Ósemka najlepszych tenisistów świata ma już za sobą treningi w hali Pala Alpitour i obowiązki medialne. Zdjęcia bohaterów Nitto ATP Finals 2023 na ulicach Turynu zostały zrobione, ostatnie wywiady przeprowadzone. Wynika z nich jedno – Novak Djoković, najstarszy uczestnik turnieju, jest stawiany w roli niemal stuprocentowego faworyta do zwycięstwa.
Sam Serb mierzy nieco niżej. – Dla mnie obecnie najważniejszym celem jest zakończenie sezonu jako tenisista numer 1 na świecie i mam nadzieję, że mi się to uda. Potrzebuję jednego zwycięstwa – przypomniał Djokovic dziennikarzowi strony internetowej ATP. – Oczywiście bardzo chciałbym wygrać ten ostatni turniej w roku, ale głównym celem jest ósmy raz numer 1 na świecie. Gdy to osiągnę, zobaczymy co będzie dalej – dodał.
Na pytanie o motywację do uprawiania tenisa odrzekł po prostu: – Kocham rywalizację, kocham ten sport. To naprawdę moja największa motywacja, ponieważ ustanowiłem wiele rekordów, pobiłem wiele rekordów i to jest właśnie wspaniałe.
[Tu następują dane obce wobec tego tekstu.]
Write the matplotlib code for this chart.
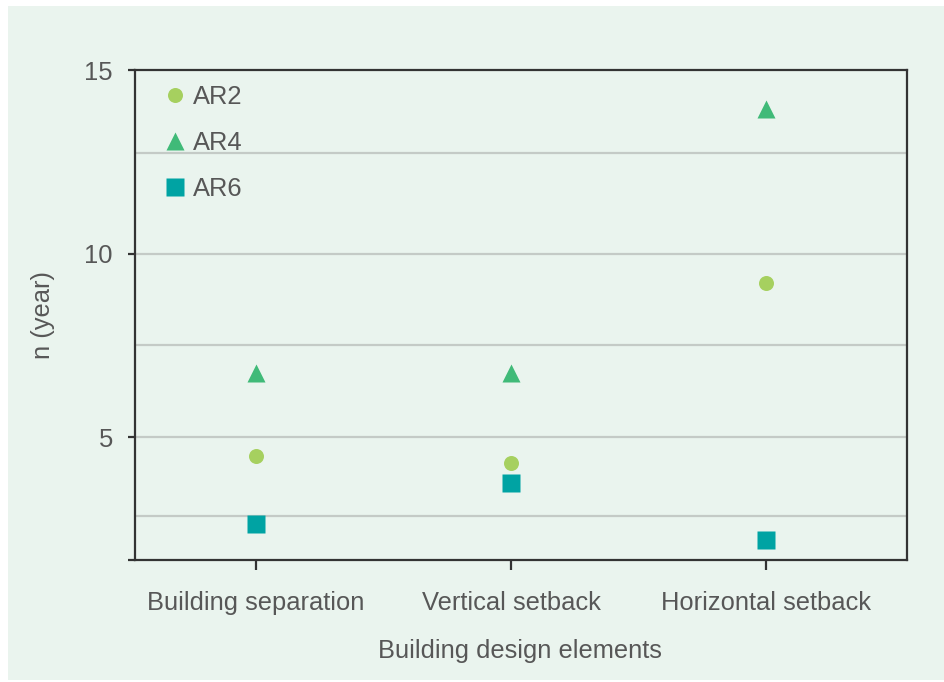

Gram wciąż na bardzo wysokim poziomie, więc te kolejne rekordy są ogromną inspiracją, tworzę historią mego sportu. Nadal chcę też tworzyć własną historię i zobaczyć, jak daleko mogę dotrzeć.
Djoković: Nie czuję presji, by dalej rywalizować
W Turynie Novak może dotrzeć do siódmego zwycięstwa w Masters (o jedno więcej, niż ma Roger Federer) i ósmego zakończenia roku jako nr 1 rankingu ATP. Co będzie dalej, Djoković nie precyzuje. – Nawet jeśli teraz opuszczę zawodowy tenis i zastanowię się nad wszystkim, czego dokonałem, mogę być niezwykle, naprawdę niezwykle usatysfakcjonowany. Nie czuję więc wielkiej presji, aby dalej rywalizować, ale skoro nadal mam tę chęć i nadal trzymam poziom, to czemu nie… – rzekł dziennikarzom.
Być może już w niedzielę w godzinach wieczornych, po zakończeniu spotkania z Holgerem Rune główny cel Serba zostanie już osiągnięty (wystarczy do tego także jedna porażka Carlosa Alcaraza w Turynie). – Holger debiutuje w finałach ATP. Wraz z Alcarazem to nowe pokolenie, liderzy nowej generacji. Rune to prawdopodobnie jeden z tych, którzy będą kształtować tenis w nadchodzącej dekadzie. Jestem pewien, że będziemy go często widywać w takich turniejach w przyszłości. Ma teraz w narożniku Borisa Beckera, legendę gry, i wciąż się doskonali. Za każdym razem, gdy gramy ze sobą, jest to zacięty mecz, więc będę musiał się tego spodziewać kolejny raz – wspomniał uprzejmie o pierwszym przeciwniku w hali w Turynie.